Formats and Compatibility (7)
The Canon ES2 is Pictbridge compatible, so you can directly connect it to a Pictbridge camera and print from there with no PC.
Media Slots (8)
The Canon ES2 is equipped with two USB slots on its left side and three memory card slots in the front that are compatible with SD, SDHC, MMC, miniSD, HC MMC plus, MMC mobile and CF card. Sony's own Memorystick and smaller Memorystick Duo cards are also supported.
Bluetooth is an optional feature when you purchase the adapter ($49.99) and it is also IrDA compatible for use with cell phones or PDAs that have IrDA ports.
There is no networking for the Canon ES2.
Ease of Use (7)
The Canon ES2 printer itself isn't particularly user-friendly. Many of the on-unit buttons don't respond until a media card is inserted and using the creative option to add patterns and borders was a somewhat clumsy process. The software was also not particularly user-friendly as well, and both the printer and software took some time getting used to because of its navigation style. For example, in the Zoombrowser, where you can execute one edit at a time, or not being able to execute a print request from a PC when a media card is inserted into the printer.
On the contrary, replacing the ink and paper tray was very easy. Because the ink and paper tray are one unit, there's almost no messing up or messy work in replacing them. Perhaps a more expensive method, it's definitely an easier one.
Because the ink and paper are combined and you can only use Canon's own ink and paper set for this printer, it is not the greatest bargain. And also because you can only purchase ink and paper sets in 50 or 100-sheet selections, it can get expensive if you want to stock up on the different paper types. The price of $199.99 is a better price than what the ES1 was released for ($249.99 was it's original release price), and it's also competitive with other printers in its class. The ES2 doesn't come with some of the amenities that other portable printers come with, like a carrying case, so that's a minus as well.
The ES2 is comparatively priced with some of its competitors: Panasonic KX-PX20 at $199.99 and Canon ES1 also at $199.99. While all three printers are dye-sublimation printers, the Canon ES2's ink is slightly less expensive per page than the Panasonic KX-PX20. The Panasonic ranges at 46 cents per print and the ES2 prints at an average of 29 cents per print. The ES2 looses out in comparing the screen, since the Panasonic carries a 3.6" screen and the ES2 only has a 2.5" screen. The Panasonic is also smaller and about half the weight of the ES2. With all that said, the ES2 beat out all three with its performance in print speed and quality of prints. So for the same price as the ES1 and the Panasonic KX-PX20, the ES2 may lose out in some aesthetic categories, but comes running ahead in its performance and quality.

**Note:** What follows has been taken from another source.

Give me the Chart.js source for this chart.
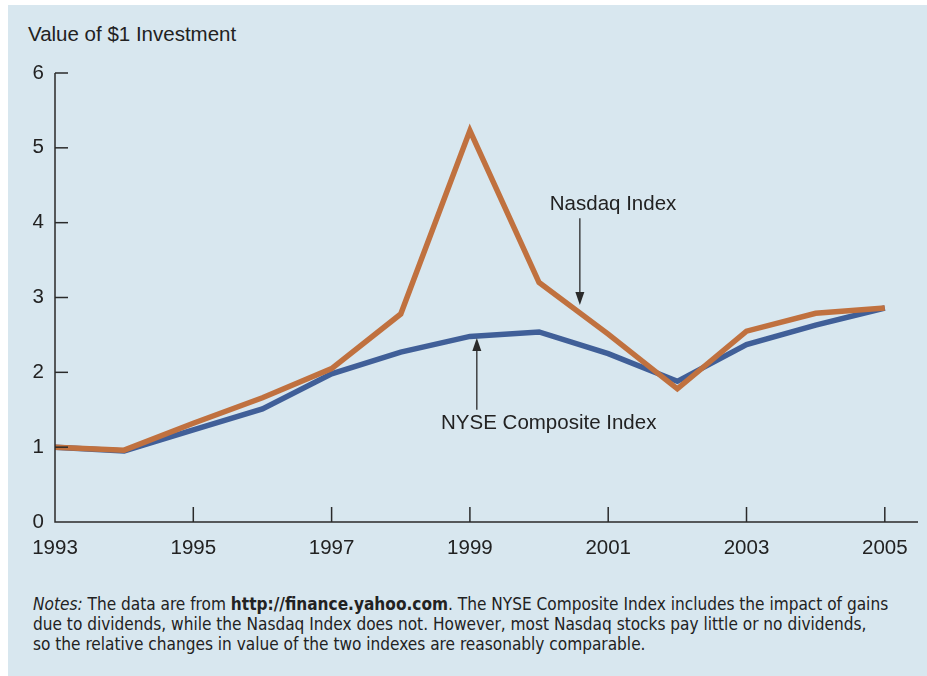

The Canon ES2 currently sells for $199.99. In short, it is a well-performing printer that beat out a good number of printers in its class. It's not perfect in all aspects, though; other printers have advantages in screen size, accessories and ink and paper options, but it did make up a lot in its performance and quality of prints. Having the option of color and black and white cartridges was also a plus. The software and on-unit editing was good but left little room for manual adjustments. And while the print quality has improved a bit over the ES1, it's still only best described as adequate. And although the price is going in the right direction ($199.99, down from the $249.99 of the ES1), it still doesn't represent good value for money.